* Begin PROVIDED ENTRIES *

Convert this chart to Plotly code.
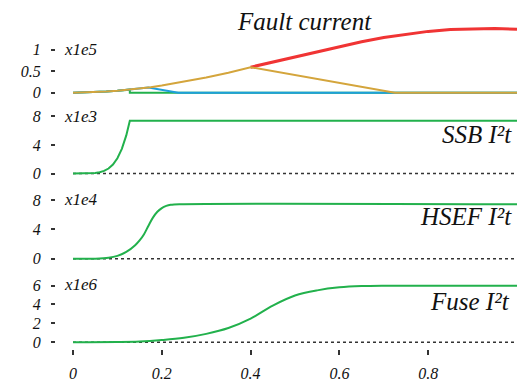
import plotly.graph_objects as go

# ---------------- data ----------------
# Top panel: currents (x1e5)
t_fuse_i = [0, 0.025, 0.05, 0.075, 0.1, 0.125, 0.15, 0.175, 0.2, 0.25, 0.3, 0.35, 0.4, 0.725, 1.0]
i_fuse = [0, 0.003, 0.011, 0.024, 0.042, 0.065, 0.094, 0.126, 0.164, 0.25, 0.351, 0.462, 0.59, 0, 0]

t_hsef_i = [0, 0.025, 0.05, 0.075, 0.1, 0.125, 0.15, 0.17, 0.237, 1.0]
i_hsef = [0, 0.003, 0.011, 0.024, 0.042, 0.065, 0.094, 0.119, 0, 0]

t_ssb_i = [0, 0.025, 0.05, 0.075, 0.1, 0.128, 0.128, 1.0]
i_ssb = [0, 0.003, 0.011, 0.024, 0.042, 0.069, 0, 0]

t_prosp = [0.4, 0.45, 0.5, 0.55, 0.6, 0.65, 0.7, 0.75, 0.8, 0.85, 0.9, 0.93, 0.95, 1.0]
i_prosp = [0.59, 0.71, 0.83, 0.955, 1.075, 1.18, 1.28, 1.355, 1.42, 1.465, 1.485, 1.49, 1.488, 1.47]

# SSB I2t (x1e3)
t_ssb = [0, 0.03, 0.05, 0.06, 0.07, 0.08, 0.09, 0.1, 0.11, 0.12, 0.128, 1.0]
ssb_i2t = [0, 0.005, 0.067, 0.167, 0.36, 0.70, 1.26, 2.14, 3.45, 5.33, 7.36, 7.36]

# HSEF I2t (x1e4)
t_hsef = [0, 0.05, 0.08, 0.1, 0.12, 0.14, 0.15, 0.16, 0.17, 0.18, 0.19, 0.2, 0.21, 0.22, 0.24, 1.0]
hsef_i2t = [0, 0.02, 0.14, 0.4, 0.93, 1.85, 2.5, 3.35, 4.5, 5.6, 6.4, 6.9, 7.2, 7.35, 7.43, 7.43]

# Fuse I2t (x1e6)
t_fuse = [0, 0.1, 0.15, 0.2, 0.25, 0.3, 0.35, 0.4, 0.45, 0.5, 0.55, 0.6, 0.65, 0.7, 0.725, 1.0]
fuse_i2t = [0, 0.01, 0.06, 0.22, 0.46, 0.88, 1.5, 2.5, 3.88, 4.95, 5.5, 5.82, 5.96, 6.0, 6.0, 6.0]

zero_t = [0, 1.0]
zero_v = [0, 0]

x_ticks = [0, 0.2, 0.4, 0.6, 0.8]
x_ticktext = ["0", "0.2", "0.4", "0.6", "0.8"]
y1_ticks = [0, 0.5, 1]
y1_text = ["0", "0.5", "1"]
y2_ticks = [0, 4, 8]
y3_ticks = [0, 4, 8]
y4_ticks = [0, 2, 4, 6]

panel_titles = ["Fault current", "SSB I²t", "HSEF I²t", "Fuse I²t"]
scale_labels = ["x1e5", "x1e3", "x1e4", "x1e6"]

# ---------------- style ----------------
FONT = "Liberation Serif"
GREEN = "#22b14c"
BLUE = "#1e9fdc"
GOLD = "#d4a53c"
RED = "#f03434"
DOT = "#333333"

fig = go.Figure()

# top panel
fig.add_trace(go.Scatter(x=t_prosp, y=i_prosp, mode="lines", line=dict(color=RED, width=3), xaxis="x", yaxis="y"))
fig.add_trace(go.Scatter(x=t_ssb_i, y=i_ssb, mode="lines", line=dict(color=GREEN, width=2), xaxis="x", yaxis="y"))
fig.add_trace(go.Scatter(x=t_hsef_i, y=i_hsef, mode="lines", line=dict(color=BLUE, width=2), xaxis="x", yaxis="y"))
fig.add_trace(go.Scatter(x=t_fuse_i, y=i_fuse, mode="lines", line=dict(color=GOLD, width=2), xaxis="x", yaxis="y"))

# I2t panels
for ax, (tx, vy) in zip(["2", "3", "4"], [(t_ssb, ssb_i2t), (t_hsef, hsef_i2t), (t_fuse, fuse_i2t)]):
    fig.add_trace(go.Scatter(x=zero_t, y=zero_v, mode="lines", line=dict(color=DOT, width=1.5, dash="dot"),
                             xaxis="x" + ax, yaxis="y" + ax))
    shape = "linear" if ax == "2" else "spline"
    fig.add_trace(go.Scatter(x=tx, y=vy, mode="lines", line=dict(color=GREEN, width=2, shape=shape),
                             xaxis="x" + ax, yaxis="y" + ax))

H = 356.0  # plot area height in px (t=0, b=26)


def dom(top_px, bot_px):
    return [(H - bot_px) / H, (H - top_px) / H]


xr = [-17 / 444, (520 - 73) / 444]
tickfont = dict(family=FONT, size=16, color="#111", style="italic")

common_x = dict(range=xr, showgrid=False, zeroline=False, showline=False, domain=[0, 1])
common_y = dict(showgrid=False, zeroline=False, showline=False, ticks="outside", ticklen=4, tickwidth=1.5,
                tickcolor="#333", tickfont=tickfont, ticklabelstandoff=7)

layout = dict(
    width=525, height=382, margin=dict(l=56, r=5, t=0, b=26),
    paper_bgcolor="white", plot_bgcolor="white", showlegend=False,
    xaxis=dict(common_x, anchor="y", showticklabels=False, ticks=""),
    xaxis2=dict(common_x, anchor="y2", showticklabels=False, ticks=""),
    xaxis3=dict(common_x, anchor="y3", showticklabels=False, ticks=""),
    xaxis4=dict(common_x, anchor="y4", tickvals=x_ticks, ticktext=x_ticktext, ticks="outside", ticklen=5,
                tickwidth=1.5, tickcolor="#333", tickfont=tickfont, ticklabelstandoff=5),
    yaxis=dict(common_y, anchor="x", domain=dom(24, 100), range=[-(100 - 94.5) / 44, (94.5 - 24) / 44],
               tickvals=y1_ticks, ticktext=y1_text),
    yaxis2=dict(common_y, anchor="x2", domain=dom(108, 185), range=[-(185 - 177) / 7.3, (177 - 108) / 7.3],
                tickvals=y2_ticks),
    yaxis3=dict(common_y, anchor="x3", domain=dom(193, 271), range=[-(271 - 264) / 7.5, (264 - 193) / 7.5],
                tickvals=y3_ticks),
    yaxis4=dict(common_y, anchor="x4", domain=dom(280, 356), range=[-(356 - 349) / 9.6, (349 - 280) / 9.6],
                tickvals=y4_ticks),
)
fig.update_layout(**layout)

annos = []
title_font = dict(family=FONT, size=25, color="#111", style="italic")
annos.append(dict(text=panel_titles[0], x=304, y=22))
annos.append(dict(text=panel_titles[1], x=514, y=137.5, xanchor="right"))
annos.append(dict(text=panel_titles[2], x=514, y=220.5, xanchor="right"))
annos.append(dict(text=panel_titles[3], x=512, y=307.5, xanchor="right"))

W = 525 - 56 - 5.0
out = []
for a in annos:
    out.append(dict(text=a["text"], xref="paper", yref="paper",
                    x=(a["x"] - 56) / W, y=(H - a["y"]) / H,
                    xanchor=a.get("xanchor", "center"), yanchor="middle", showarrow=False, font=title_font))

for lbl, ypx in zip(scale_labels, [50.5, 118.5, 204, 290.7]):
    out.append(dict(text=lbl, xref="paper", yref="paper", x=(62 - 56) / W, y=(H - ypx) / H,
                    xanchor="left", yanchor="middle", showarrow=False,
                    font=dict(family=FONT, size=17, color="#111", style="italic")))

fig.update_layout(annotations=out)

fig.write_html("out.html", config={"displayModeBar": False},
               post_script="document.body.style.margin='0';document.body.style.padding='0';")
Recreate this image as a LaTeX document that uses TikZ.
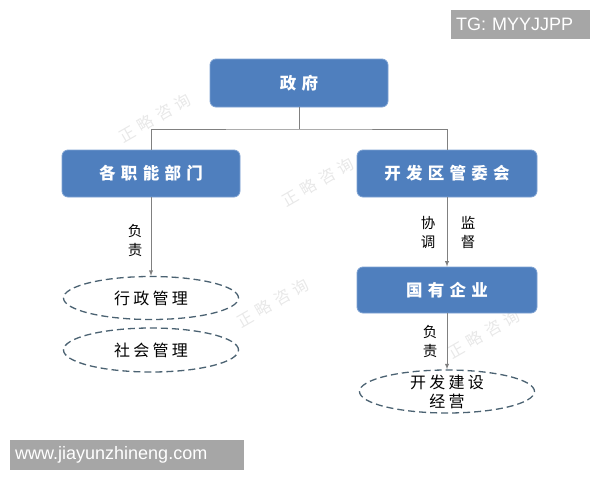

* End PROVIDED ENTRIES *

GIVEN TASK:
Repeat the records above exactly, from the first line through the line that contains "7.35, 7.43, 7.43]", and leave out the pictures.

REPLY TO THE EXERCISE:
Convert this chart to Plotly code.
import plotly.graph_objects as go

# ---------------- data ----------------
# Top panel: currents (x1e5)
t_fuse_i = [0, 0.025, 0.05, 0.075, 0.1, 0.125, 0.15, 0.175, 0.2, 0.25, 0.3, 0.35, 0.4, 0.725, 1.0]
i_fuse = [0, 0.003, 0.011, 0.024, 0.042, 0.065, 0.094, 0.126, 0.164, 0.25, 0.351, 0.462, 0.59, 0, 0]

t_hsef_i = [0, 0.025, 0.05, 0.075, 0.1, 0.125, 0.15, 0.17, 0.237, 1.0]
i_hsef = [0, 0.003, 0.011, 0.024, 0.042, 0.065, 0.094, 0.119, 0, 0]

t_ssb_i = [0, 0.025, 0.05, 0.075, 0.1, 0.128, 0.128, 1.0]
i_ssb = [0, 0.003, 0.011, 0.024, 0.042, 0.069, 0, 0]

t_prosp = [0.4, 0.45, 0.5, 0.55, 0.6, 0.65, 0.7, 0.75, 0.8, 0.85, 0.9, 0.93, 0.95, 1.0]
i_prosp = [0.59, 0.71, 0.83, 0.955, 1.075, 1.18, 1.28, 1.355, 1.42, 1.465, 1.485, 1.49, 1.488, 1.47]

# SSB I2t (x1e3)
t_ssb = [0, 0.03, 0.05, 0.06, 0.07, 0.08, 0.09, 0.1, 0.11, 0.12, 0.128, 1.0]
ssb_i2t = [0, 0.005, 0.067, 0.167, 0.36, 0.70, 1.26, 2.14, 3.45, 5.33, 7.36, 7.36]

# HSEF I2t (x1e4)
t_hsef = [0, 0.05, 0.08, 0.1, 0.12, 0.14, 0.15, 0.16, 0.17, 0.18, 0.19, 0.2, 0.21, 0.22, 0.24, 1.0]
hsef_i2t = [0, 0.02, 0.14, 0.4, 0.93, 1.85, 2.5, 3.35, 4.5, 5.6, 6.4, 6.9, 7.2, 7.35, 7.43, 7.43]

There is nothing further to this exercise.